- [Aim of the exercise] Copy out each line of the listing that has the word "with" in it.

- [Dataset excerpt]
::::::
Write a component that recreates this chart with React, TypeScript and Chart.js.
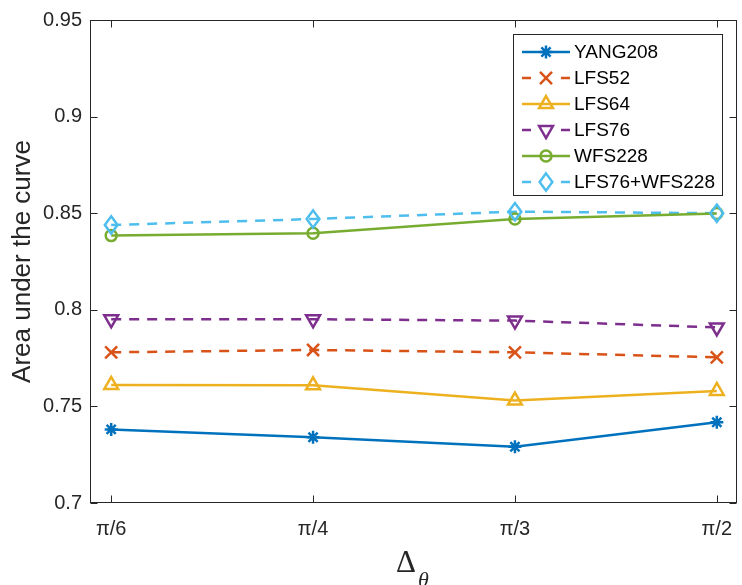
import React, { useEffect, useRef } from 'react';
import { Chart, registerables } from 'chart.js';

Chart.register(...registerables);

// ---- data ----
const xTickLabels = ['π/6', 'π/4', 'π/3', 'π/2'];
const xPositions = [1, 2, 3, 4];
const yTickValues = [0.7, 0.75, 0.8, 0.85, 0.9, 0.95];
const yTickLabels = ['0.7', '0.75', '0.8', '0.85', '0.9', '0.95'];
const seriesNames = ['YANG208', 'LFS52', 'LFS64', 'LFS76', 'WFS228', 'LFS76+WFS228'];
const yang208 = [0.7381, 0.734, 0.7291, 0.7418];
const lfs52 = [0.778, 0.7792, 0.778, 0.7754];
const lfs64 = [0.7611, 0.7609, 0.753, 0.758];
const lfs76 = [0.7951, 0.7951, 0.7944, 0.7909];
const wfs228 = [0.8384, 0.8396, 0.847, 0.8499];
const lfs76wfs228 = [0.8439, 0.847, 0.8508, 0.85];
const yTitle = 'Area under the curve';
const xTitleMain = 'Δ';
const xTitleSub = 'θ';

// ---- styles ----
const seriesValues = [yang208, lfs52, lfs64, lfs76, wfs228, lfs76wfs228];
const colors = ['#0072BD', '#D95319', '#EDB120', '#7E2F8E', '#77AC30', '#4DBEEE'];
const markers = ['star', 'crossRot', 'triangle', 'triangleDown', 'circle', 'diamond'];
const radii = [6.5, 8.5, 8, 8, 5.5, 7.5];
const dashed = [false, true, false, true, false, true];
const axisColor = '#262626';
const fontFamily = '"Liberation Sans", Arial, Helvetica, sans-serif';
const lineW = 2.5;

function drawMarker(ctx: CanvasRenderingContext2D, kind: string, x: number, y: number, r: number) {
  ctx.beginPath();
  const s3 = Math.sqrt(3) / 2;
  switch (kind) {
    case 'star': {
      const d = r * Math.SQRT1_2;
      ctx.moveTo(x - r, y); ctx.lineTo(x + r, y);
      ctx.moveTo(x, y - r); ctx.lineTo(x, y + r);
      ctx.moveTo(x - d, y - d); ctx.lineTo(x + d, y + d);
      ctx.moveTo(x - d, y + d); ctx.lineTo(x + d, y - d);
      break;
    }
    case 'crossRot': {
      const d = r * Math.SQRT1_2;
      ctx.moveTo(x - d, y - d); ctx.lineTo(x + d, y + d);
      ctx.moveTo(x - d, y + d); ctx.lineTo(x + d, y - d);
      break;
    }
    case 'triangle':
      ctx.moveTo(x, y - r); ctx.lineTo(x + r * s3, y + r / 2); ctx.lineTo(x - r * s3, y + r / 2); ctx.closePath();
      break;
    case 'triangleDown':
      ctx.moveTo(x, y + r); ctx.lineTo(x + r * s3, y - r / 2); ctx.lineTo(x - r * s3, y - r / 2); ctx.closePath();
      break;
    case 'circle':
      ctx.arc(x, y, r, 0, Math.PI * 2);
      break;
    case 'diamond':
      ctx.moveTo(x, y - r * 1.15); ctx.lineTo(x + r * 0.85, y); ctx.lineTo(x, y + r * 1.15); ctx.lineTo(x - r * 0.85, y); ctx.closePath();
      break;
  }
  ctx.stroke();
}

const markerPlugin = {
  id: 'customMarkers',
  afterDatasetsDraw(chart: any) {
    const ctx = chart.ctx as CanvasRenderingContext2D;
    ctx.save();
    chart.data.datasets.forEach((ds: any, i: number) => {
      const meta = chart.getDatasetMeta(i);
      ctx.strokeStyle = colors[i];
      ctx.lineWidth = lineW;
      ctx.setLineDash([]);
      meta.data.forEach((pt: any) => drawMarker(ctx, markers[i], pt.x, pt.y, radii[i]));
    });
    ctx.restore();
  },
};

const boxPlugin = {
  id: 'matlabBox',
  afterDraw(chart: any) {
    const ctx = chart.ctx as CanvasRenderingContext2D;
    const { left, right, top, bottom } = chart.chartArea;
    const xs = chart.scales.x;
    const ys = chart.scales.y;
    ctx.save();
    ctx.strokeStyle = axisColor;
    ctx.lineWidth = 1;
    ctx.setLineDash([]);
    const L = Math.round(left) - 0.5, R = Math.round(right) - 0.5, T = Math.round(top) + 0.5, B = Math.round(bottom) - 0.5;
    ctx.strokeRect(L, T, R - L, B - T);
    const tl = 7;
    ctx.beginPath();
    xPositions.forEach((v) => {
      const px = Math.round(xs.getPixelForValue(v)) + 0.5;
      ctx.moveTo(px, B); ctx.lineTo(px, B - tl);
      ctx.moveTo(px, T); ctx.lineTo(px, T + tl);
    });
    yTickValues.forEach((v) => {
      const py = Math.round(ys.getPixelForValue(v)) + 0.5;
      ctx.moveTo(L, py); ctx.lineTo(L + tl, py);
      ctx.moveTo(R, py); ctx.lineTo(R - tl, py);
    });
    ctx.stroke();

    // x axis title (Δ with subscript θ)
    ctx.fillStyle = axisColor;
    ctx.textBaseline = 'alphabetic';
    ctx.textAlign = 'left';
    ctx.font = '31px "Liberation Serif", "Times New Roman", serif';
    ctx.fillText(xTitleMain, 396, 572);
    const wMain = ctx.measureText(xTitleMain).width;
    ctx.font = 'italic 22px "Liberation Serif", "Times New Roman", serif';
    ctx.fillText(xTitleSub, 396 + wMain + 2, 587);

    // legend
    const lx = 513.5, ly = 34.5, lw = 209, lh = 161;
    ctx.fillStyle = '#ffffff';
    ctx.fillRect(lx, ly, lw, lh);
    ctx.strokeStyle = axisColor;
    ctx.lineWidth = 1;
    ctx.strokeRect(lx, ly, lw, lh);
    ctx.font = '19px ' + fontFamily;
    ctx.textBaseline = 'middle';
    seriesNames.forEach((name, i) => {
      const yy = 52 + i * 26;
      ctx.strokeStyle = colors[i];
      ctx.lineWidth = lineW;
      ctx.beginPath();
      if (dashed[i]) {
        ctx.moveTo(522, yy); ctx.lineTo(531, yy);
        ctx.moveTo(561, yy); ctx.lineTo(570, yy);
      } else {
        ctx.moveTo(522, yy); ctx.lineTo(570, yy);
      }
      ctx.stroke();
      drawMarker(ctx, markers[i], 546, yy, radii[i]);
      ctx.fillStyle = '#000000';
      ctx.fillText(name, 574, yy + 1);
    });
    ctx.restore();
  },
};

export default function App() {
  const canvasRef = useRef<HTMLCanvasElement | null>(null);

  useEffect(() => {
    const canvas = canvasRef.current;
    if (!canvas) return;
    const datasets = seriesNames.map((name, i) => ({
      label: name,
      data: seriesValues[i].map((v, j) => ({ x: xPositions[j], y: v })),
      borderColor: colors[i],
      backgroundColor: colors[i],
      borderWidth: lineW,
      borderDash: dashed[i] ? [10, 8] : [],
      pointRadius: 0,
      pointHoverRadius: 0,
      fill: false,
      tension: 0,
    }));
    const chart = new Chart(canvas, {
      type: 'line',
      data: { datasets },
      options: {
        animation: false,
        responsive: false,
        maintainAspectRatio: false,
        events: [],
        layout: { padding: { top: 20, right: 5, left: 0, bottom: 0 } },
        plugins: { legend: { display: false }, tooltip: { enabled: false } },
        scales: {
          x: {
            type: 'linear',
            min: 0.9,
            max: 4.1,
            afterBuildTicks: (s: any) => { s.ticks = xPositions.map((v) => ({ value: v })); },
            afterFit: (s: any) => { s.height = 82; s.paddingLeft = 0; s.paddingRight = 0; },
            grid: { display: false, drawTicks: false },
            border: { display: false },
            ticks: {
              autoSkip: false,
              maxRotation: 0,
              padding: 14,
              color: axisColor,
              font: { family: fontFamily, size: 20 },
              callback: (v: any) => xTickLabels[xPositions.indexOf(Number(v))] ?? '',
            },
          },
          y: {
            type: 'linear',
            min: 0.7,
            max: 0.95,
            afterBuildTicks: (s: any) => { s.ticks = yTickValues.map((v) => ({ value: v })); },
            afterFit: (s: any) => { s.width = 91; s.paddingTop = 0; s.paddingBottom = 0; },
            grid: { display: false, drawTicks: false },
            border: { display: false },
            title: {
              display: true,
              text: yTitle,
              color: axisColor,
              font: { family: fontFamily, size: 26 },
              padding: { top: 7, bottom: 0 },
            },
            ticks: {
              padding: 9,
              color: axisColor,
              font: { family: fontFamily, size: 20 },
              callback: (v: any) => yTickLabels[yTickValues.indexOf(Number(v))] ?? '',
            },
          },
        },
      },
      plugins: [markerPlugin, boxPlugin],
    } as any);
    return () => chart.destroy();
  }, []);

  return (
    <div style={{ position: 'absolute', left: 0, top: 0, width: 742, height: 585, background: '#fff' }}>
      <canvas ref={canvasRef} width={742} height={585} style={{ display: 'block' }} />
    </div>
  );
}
::::::
- [Task solution]
Write a component that recreates this chart with React, TypeScript and Chart.js.
    // x axis title (Δ with subscript θ)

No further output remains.